Du banc des trente, sans quitter sa place, le cul-de-jatte Couthon parla d’une voix fort douce : « Maintenant, dit-il, vous voilà bien sûrs de votre liberté ; vous avez marché vers le peuple ; vous l’avez trouvé partout bon, généreux et sensible… Je demande, non pas encore un décret d’accusation… Non, seulement que les vingt-deux soient en arrestation chez eux, — et avec eux le comité des Douze, les ministres Clavières et Lebrun… »
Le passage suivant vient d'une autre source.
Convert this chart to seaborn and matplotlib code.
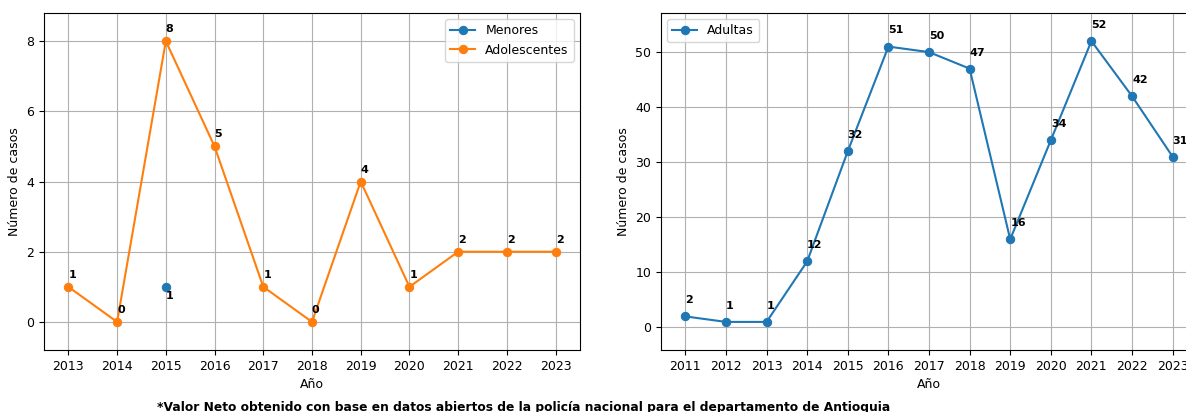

Legendre demanda une exception dans les Douze, et Marat deux ou trois autres. Pendant qu’on lisait le décret, il disait : « Ajoutez ceci, retranchez cela… » Le lecteur ajoutait ou retranchait, sans consulter l’Assemblée. Le côté droit demandait qu’on votât, en faisant l’appel nominal, dans la pensée que plusieurs craindraient de se déshonorer. Cependant quelques-uns disaient : « Après tout, pour rester chez eux, ils ne seront pas fort à plaindre. » Et d’autres : « Un petit mal vaut mieux, pour éviter de grands maux. » Un autre, d’un air stoïque : « Il vaut mieux ne pas voter que de trahir son devoir. » Cette ouverture fut saisie. L’Assemblée ne vota point. La Montagne vota seule, pêle-mêle avec des gens du peuple qui s’étaient amicalement assis dans ses rangs.